Schuldenbremse auf wackeligen Beinen

Christian Lindner. © BMF / Photothek
Die Vorhaben des Bundesfinanzministers sind ehrenwert und sollen das Ansehen der FDP in der Wählerschaft retten: Christian Lindner plant einige wichtige und sinnvolle Steuererleichterungen und will sich auch als solider Haushälter beweisen. Doch seine Berechnungen basieren auf veralteten Zahlen.

Bundesfinanzminister Christian Lindner (FDP) versucht sich an der Quadratur des Kreises. Einerseits verspricht er Steuererleichterungen, zum anderen will er die Schuldenbremse einhalten. Beide Versprechen wird er nicht gleichzeitig erfüllen können; alleine schon deshalb, weil die Prognose zu den Steuereinnahmen ein Luftschloss ist.

Die Beiträge zur Rentenversicherung sollen bereits ab 2023 vollständig steuerlich absetzbar sein, um eine Doppelbesteuerung zu vermeiden.
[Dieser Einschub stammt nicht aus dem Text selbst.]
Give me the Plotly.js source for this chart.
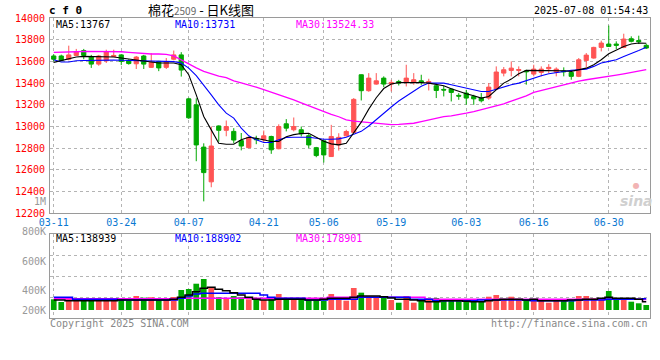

Auch die sofortige Anpassung des Steuertarifs an die Inflationsrate bringt dem Steuerzahler Erleichterung. Doch sorgt sie gleichzeitig für weniger Geld in der Staatskasse. Eine weitere Erleichterung verpufft unmittelbar: Die EEG-Umlage wurde abgeschafft – dafür zahlen die Verbraucher jetzt deutlich mehr als Rettungsumlage für die Stadtwerke.
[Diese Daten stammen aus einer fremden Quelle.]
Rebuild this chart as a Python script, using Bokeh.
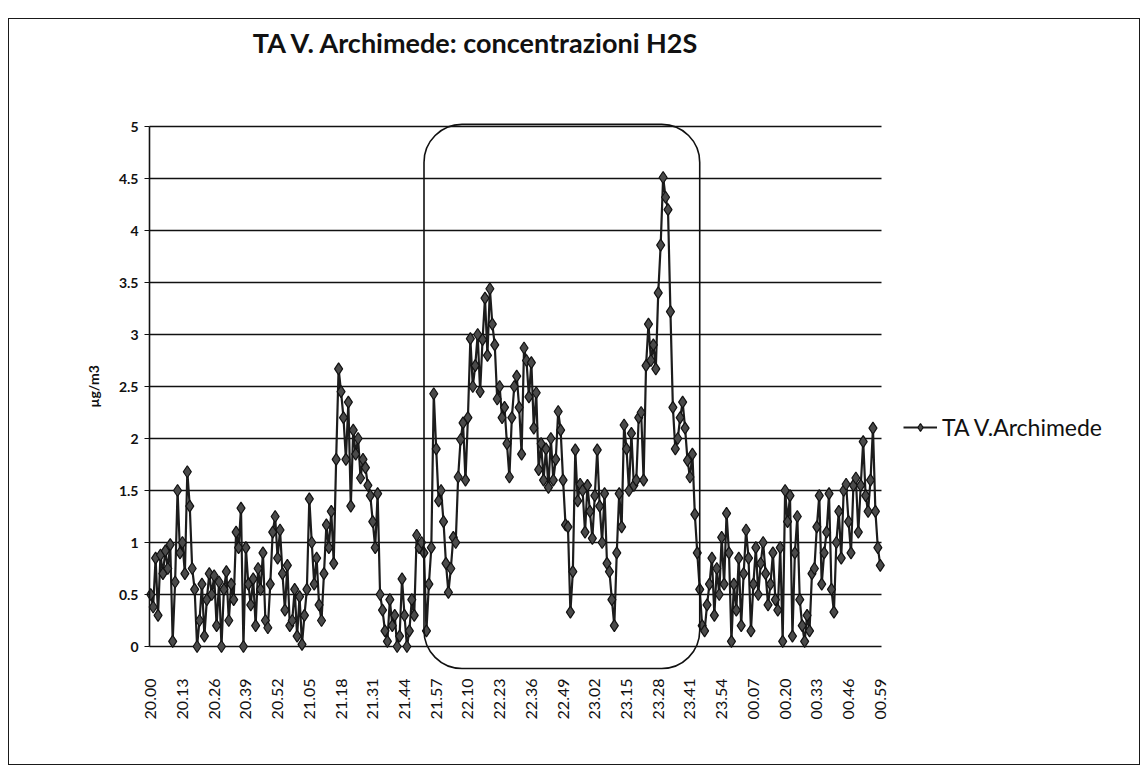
import math
from bokeh.plotting import figure
from bokeh.models import (Range1d, FixedTicker, CustomJSTickFormatter, BoxAnnotation,
                          Legend, LegendItem, ColumnDataSource, Label)
from bokeh.embed import file_html
from bokeh.resources import INLINE

# H2S concentration (µg/m3), one value per minute from 20:00 to 00:59
part_01 = [0.5, 0.38, 0.85, 0.3, 0.88, 0.7, 0.92, 0.75, 0.98, 0.05, 0.62, 1.5, 0.9]
part_02 = [1.0, 0.7, 1.68, 1.35, 0.75, 0.55, 0.0, 0.25, 0.6, 0.1, 0.45, 0.7]
part_03 = [0.5, 0.68, 0.2, 0.62, 0.0, 0.55, 0.72, 0.25, 0.6, 0.45, 1.1, 0.95, 1.33]
part_04 = [0.0, 0.95, 0.6, 0.4, 0.65, 0.2, 0.75, 0.55, 0.9, 0.25, 0.18, 0.6, 1.1]
part_05 = [1.25, 0.85, 1.12, 0.7, 0.35, 0.78, 0.2, 0.25, 0.55, 0.1, 0.48, 0.02]
part_06 = [0.3, 0.55, 1.42, 1.0, 0.6, 0.85, 0.4, 0.25, 0.7, 1.17, 0.95, 1.3, 0.8]
part_07 = [1.8, 2.67, 2.45, 2.2, 1.8, 2.35, 1.35, 2.08, 1.85, 2.0, 1.62, 1.8, 1.72]
part_08 = [1.55, 1.45, 1.2, 0.95, 1.47, 0.5, 0.35, 0.15, 0.05, 0.45, 0.2, 0.3]
part_09 = [0.0, 0.1, 0.65, 0.3, 0.0, 0.15, 0.45, 0.3, 1.07, 0.95, 1.0, 0.9, 0.15]
part_10 = [0.6, 0.95, 2.43, 1.9, 1.4, 1.5, 1.2, 0.8, 0.52, 0.75, 1.05, 1.0]
part_11 = [1.63, 1.99, 2.15, 1.6, 2.2, 2.96, 2.5, 2.7, 3.0, 2.45, 2.95]
part_12 = [3.35, 2.8, 3.44, 3.1, 2.9, 2.38, 2.5, 2.2, 2.3, 1.95, 1.63, 2.2, 2.5]
part_13 = [2.6, 2.3, 1.85, 2.87, 2.75, 2.4, 2.73, 2.1, 2.44, 1.7, 1.95, 1.6, 1.9]
part_14 = [1.53, 2.0, 1.6, 1.8, 2.26, 2.08, 1.6, 1.17, 1.15, 0.33, 0.72, 1.89]
part_15 = [1.4, 1.56, 1.5, 1.1, 1.55, 1.3, 1.04, 1.45, 1.89, 1.35, 1.0, 1.47, 0.8]
part_16 = [0.72, 0.45, 0.2, 0.9, 1.47, 1.15, 2.13, 1.9, 1.5, 2.05, 1.55, 1.6, 2.2]
part_17 = [2.25, 1.6, 2.7, 3.1, 2.75, 2.9, 2.67, 3.4, 3.86, 4.51, 4.32, 4.2]
part_18 = [3.22, 2.3, 1.9, 2.0, 2.2, 2.35, 2.1, 1.79, 1.63, 1.85, 1.27, 0.9, 0.55]
part_19 = [0.2, 0.15, 0.4, 0.6, 0.85, 0.3, 0.75, 0.5, 1.05, 0.6, 1.28, 0.9, 0.05, 0.6]
part_20 = [0.35, 0.85, 0.2, 0.7, 1.12, 0.85, 0.15, 0.6, 0.95, 0.5, 0.8, 1.0, 0.7]
part_21 = [0.4, 0.6, 0.9, 0.45, 0.35, 0.95, 0.05, 1.5, 1.2, 1.45, 0.1, 0.9, 1.25]
part_22 = [0.45, 0.2, 0.05, 0.3, 0.15, 0.7, 0.75, 1.15, 1.45, 0.6, 0.9, 1.1, 1.47]
part_23 = [0.55, 0.33, 1.0, 1.3, 0.85, 1.5, 1.56, 1.2, 0.9, 1.55, 1.62, 1.1]
part_24 = [1.55, 1.97, 1.45, 1.3, 1.6, 2.1, 1.3, 0.95, 0.78]

values = (part_01 + part_02 + part_03 + part_04 + part_05 + part_06 + part_07 + part_08 +
          part_09 + part_10 + part_11 + part_12 + part_13 + part_14 + part_15 + part_16 +
          part_17 + part_18 + part_19 + part_20 + part_21 + part_22 + part_23 + part_24)

tick_labels = ["20.00", "20.13", "20.26", "20.39", "20.52", "21.05", "21.18", "21.31",
               "21.44", "21.57", "22.10", "22.23", "22.36", "22.49", "23.02", "23.15",
               "23.28", "23.41", "23.54", "00.07", "00.20", "00.33", "00.46", "00.59"]
y_ticks = [0, 0.5, 1, 1.5, 2, 2.5, 3, 3.5, 4, 4.5, 5]

series_name = "TA V.Archimede"
title_text = "TA V. Archimede: concentrazioni H2S"
y_label = "µg/m3"
highlight_start, highlight_end = "21.52", "23.45"   # boxed time window

start_min = 20 * 60
n = len(values)
times = [f"{((start_min + i) // 60) % 24:02d}.{(start_min + i) % 60:02d}" for i in range(n)]
idx = list(range(n))
tick_pos = [times.index(t) for t in tick_labels]
y_top = y_ticks[-1]

# ---- layout (pixels) ----
FIG_W, FIG_H = 1132, 747
B_LEFT, B_RIGHT, B_TOP, B_BOTTOM = 2, 2, 2, 13
AXIS_X = 138            # y axis position from frame left
DATA_W = 732            # width of the gridded data area
PX_Y = 104              # pixels per µg/m3
ABOVE_TOP = 105         # frame space above the top gridline (title lives here)
BOX_BELOW = 22          # box bottom edge below the zero line
px_x = DATA_W / n
frame_w = FIG_W - B_LEFT - B_RIGHT
frame_h = FIG_H - B_TOP - B_BOTTOM
data_lo = -0.5
data_hi = n - 0.5
x_lo = data_lo - AXIS_X / px_x
x_hi = x_lo + frame_w / px_x
y_hi = y_top + ABOVE_TOP / PX_Y
y_lo = y_hi - frame_h / PX_Y
box_bottom = -BOX_BELOW / PX_Y

src = ColumnDataSource(dict(x=idx, y=values, t=times))

p = figure(width=FIG_W, height=FIG_H, x_range=Range1d(x_lo, x_hi), y_range=Range1d(y_lo, y_hi),
           output_backend="svg", toolbar_location=None,
           min_border_left=B_LEFT, min_border_right=B_RIGHT,
           min_border_top=B_TOP, min_border_bottom=B_BOTTOM,
           margin=(18, 0, 0, 8))
p.styles = {"border": "1.5px solid #1a1a1a", "box-sizing": "border-box"}
p.outline_line_color = None
p.background_fill_color = "white"
p.border_fill_color = "white"
p.grid.visible = False

# horizontal gridlines limited to the data area
p.segment(x0=[data_lo] * len(y_ticks), y0=y_ticks, x1=[data_hi] * len(y_ticks), y1=y_ticks,
          line_color="#111111", line_width=1.4)

yax = p.yaxis[0]
yax.fixed_location = data_lo
yax.ticker = FixedTicker(ticks=y_ticks)
yax.bounds = (0, y_top)
yax.formatter = CustomJSTickFormatter(code="return tick.toString()")
yax.axis_line_color = "#111111"
yax.axis_line_width = 1.6
yax.major_tick_out = 5
yax.major_tick_in = 0
yax.minor_tick_out = 0
yax.major_tick_line_color = "#111111"
yax.major_label_text_font = "Lato"
yax.major_label_text_font_size = "14px"
yax.major_label_text_font_style = "bold"
yax.major_label_text_color = "#111111"
yax.major_label_standoff = 6
yax.axis_label = y_label
yax.axis_label_text_font = "Lato"
yax.axis_label_text_font_size = "14px"
yax.axis_label_text_font_style = "bold"
yax.axis_label_text_color = "#111111"
yax.axis_label_standoff = 14

xax = p.xaxis[0]
xax.fixed_location = box_bottom
xax.ticker = FixedTicker(ticks=tick_pos)
xax.major_label_overrides = {pos: lab for pos, lab in zip(tick_pos, tick_labels)}
xax.major_label_orientation = math.pi / 2
xax.axis_line_color = None
xax.major_tick_line_color = None
xax.minor_tick_line_color = None
xax.major_label_text_font = "Lato"
xax.major_label_text_font_size = "16px"
xax.major_label_text_color = "#111111"
xax.major_label_standoff = 4

line_r = p.line("x", "y", source=src, line_color="#1c1c1c", line_width=2.2)
mark_r = p.scatter("x", "y", source=src, marker="diamond", size=12,
                   fill_color="#4a4a4a", line_color="#111111", line_width=1.2)

box = BoxAnnotation(left=times.index(highlight_start), right=times.index(highlight_end),
                    bottom=box_bottom, top=y_top + 0.02, fill_alpha=0, line_color="#111111",
                    line_alpha=1.0, line_width=1.6, border_radius=38)
p.add_layout(box)

# chart title, centred a little left of the data area
title_x = (475 - 148) / px_x + data_lo
title_y = y_top + (125 - 41) / PX_Y
p.add_layout(Label(x=title_x, y=title_y, text=title_text, text_align="center",
                   text_baseline="middle", text_font="Lato", text_font_size="27px",
                   text_font_style="bold", text_color="#111111"))

legend = Legend(items=[LegendItem(label=series_name, renderers=[line_r, mark_r])],
                location=(AXIS_X + DATA_W + 22, 312),
                border_line_color=None, background_fill_alpha=0,
                label_text_font="Lato", label_text_font_size="23px",
                label_text_color="#111111", glyph_width=34, padding=0, margin=0)
p.add_layout(legend)

open("out.html", "w").write(file_html(p, INLINE))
Luftschloss Steuereinnahmen

Das Problem: Der Bund ist in seiner Annahme der Steuereinnahmen für 2023 überoptimistisch. Das BMF rechnet im Haushaltsplan mit 10,3% mehr Steuereinnahmen als in diesem Jahr. Grundlage ist eine Wachstumserwartung von 2,4% und 2,5% in den Jahren 2022 und 2023.

Die Prognosen stammen aus dem April 2022. Doch seitdem hat sich die Welt konjunkturell ein paarmal gedreht. Die EU-Kommission schätzte im Juli 2022 für den gleichen Zeitraum das Wirtschaftswachstum in Deutschland nur noch auf 1,4% und 1,3%. Eine aktuelle Prognose der Berenberg Bank vom 5. August rechnet mit einem Plus von nur noch 1% in diesem und -1,4% im nächsten Jahr (für die Eurozone analog +2,6% in diesem und -1,1% im nächsten Jahr). Der Effekt wären Mindereinnahmen in Milliardenhöhe im Vergleich zur Haushaltsplanung.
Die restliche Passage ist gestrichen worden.